Ruiz’s four years of military service ended in 1955, after which he earned his barbers license and started looking for an ideal location to get to work. He found it in LCF, where he’s served generations of clients and made many friends.
“That’s the cream puff of everything,” said Ruiz, who makes a seven-mile commute from Highland Park. “It’s been a beautiful adventure, and the best treat was watching these kids grow up.”
Jim Ransford said he’s been coming to Paco’s since he moved to the area in 1971. He joked that he’s been coming back all that time because it was never Ruiz who cut his hair.
Really, though, he comes “for the banter,” he said, “and because a lot of my friends from the area come here, too, so we can talk about [Ruiz], good and bad, when we go have breakfast together.”
It’s likely mostly good, judging by the friendships Ruiz has made with many of his customers, some of whom keep coming back even after they’ve moved out of town — one trekking all the way to LCF from Balboa.
“He has a unique and wonderful personality,” said barber Russ MacDonald, who’s been working at Paco’s on and off since the 1980s. “He is very conscientious about his work ethic, and at the same time very warm and friendly.

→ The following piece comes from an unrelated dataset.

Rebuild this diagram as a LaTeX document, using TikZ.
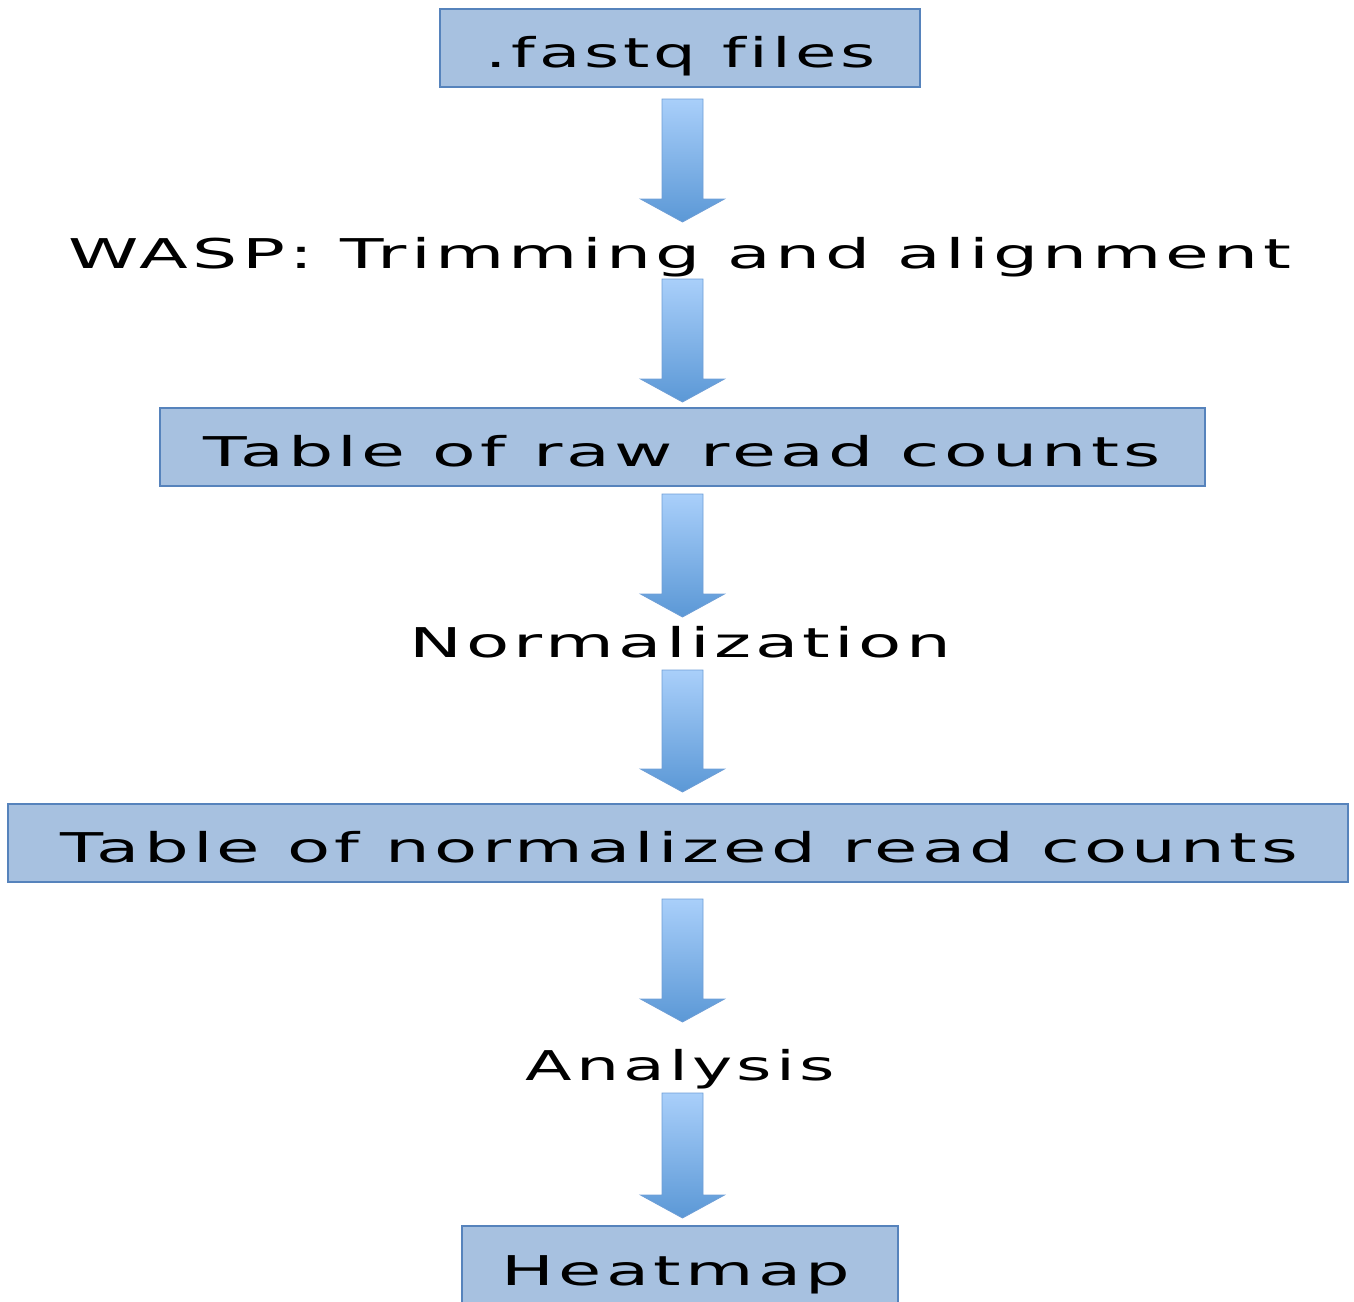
\documentclass[tikz,border=0pt]{standalone}
\usepackage{fontspec}
\setmainfont{DejaVu Sans}[LetterSpace=6,Ligatures=NoCommon]
\usepackage{graphicx}
\usetikzlibrary{calc}
\definecolor{boxfill}{HTML}{A7C1E0}
\definecolor{boxline}{HTML}{5683BC}
\definecolor{arrtop}{HTML}{A9CFFA}
\definecolor{arrbot}{HTML}{5B98D6}
\definecolor{arrline}{HTML}{6E9ED6}
\newcommand\wtext[2]{\resizebox{#1pt}{\height}{\fontsize{41}{49}\selectfont #2}}
\newcommand\blockarrow[2]{%
  \path[blockarrowstyle] let \p1=(#1), \p2=(#2) in
    (\x1-20.5pt,\y1) -- (\x1+20.5pt,\y1) -- (\x1+20.5pt,\y2+23pt) -- (\x1+42pt,\y2+23pt)
    -- (\x1,\y2) -- (\x1-42pt,\y2+23pt) -- (\x1-20.5pt,\y2+23pt) -- cycle;}
\begin{document}
\begin{tikzpicture}[x=1pt,y=1pt,
  stepbox/.style={draw=boxline, line width=2pt, fill=boxfill, inner sep=0pt, minimum height=78pt},
  steptext/.style={inner sep=0pt, anchor=base},
  blockarrowstyle/.style={top color=arrtop, bottom color=arrbot, draw=arrline, line width=0.8pt}]
\useasboundingbox (0,0) rectangle (1354,-1301);
\clip (0,0) rectangle (1354,-1301);
\coordinate (axis) at (682.5,0);
% boxes
\node[stepbox, minimum width=480pt] (b1) at (680,-48) {};
\node[steptext] (b1t) at (681,-67) {\wtext{390}{.fastq files}};
\node[steptext] (t1) at (680,-268) {\wtext{1222}{WASP: Trimming and alignment}};
\node[stepbox, minimum width=1045pt] (b2) at (682.5,-447) {};
\node[steptext] (b2t) at (682.5,-466) {\wtext{957}{Table of raw read counts}};
\node[steptext] (t2) at (680,-657) {\wtext{542}{Normalization}};
\node[stepbox, minimum width=1340pt] (b3) at (678,-843) {};
\node[steptext] (b3t) at (679.5,-862) {\wtext{1237}{Table of normalized read counts}};
\node[steptext] (t3) at (680.5,-1080) {\wtext{309}{Analysis}};
\node[stepbox, minimum width=436pt, minimum height=82pt, anchor=north] (b4) at (680,-1225) {};
\node[steptext] (b4t) at (676,-1285) {\wtext{348}{Heatmap}};
% arrows
\coordinate (a1s) at ($(b1.south -| axis)+(0,-11)$);
\coordinate (a1e) at ($(t1.base -| axis)+(0,46)$);
\coordinate (a2s) at ($(t1.base -| axis)+(0,-11)$);
\coordinate (a2e) at ($(b2.north -| axis)+(0,5)$);
\coordinate (a3s) at ($(b2.south -| axis)+(0,-7)$);
\coordinate (a3e) at ($(t2.base -| axis)+(0,40)$);
\coordinate (a4s) at ($(t2.base -| axis)+(0,-13)$);
\coordinate (a4e) at ($(b3.north -| axis)+(0,11)$);
\coordinate (a5s) at ($(b3.south -| axis)+(0,-16)$);
\coordinate (a5e) at ($(t3.base -| axis)+(0,58)$);
\coordinate (a6s) at ($(t3.base -| axis)+(0,-13)$);
\coordinate (a6e) at ($(b4.north -| axis)+(0,7)$);
\blockarrow{a1s}{a1e}
\blockarrow{a2s}{a2e}
\blockarrow{a3s}{a3e}
\blockarrow{a4s}{a4e}
\blockarrow{a5s}{a5e}
\blockarrow{a6s}{a6e}
\end{tikzpicture}
\end{document}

It’s a combination that’s perfectly suited for success.”
Ruiz said he goes flying with some customers. He’s been gliding in an aircraft with one in Tehachapi, while another taught him how to land an aircraft in Santa Monica, where Ruiz proved just what a quick study he truly is.
“I told him, ‘I do a lot of soaring … and the only thing I worry about is landing, I would like to find out if I can land a plane.’ And he said, ‘Let’s find out.’ So I went there one Sunday and we took off and he let me fly the plane and bank it and turn it and stall it, and then he said, ‘OK, let’s head back.’ We called in and got clearance. I banked it and turned it and brought it all the way around to the runway, and I thought, ‘Well, OK, any minute now he’s going to take over.’”
Instead, his customer-turned-passenger offered only advice: “Relax your hand … just push it a little bit and let it coast … just let it flare out … hold it there, hold it there … now cut the power.”
“I was supposed to ease it in so it would float down, but I shoved it and we dropped and bounced and bounced.”
And then, per his instructor’s command, Ruiz picked the plane back up to do it all over again. By the next landing, Ruiz said, “I just creamed it right in, so nice.”
Ruiz’s passion for flight is evident throughout Paco’s, where the walls are plastered with images of planes about which Ruiz knows so much. The place is as much an aeronautical museum as it is a barbershop.
“These guys who come in, especially these old-timers, they bring their families to go to Los Gringos [next door] and they’ll look at my window with all the airplanes,” Ruiz said. “And when I see an old-timer, I’ll approach him, and I’ll ask him, ‘Did you fly it?’ And he’ll say, ‘Oh, yeah.’
“I’ll tell him, ‘When you come back out, come into the shop. The tour is free and I have a lot more pictures inside.’ And they do, they come back. We may not catch them as customers, but I have a friend — I have another friend.”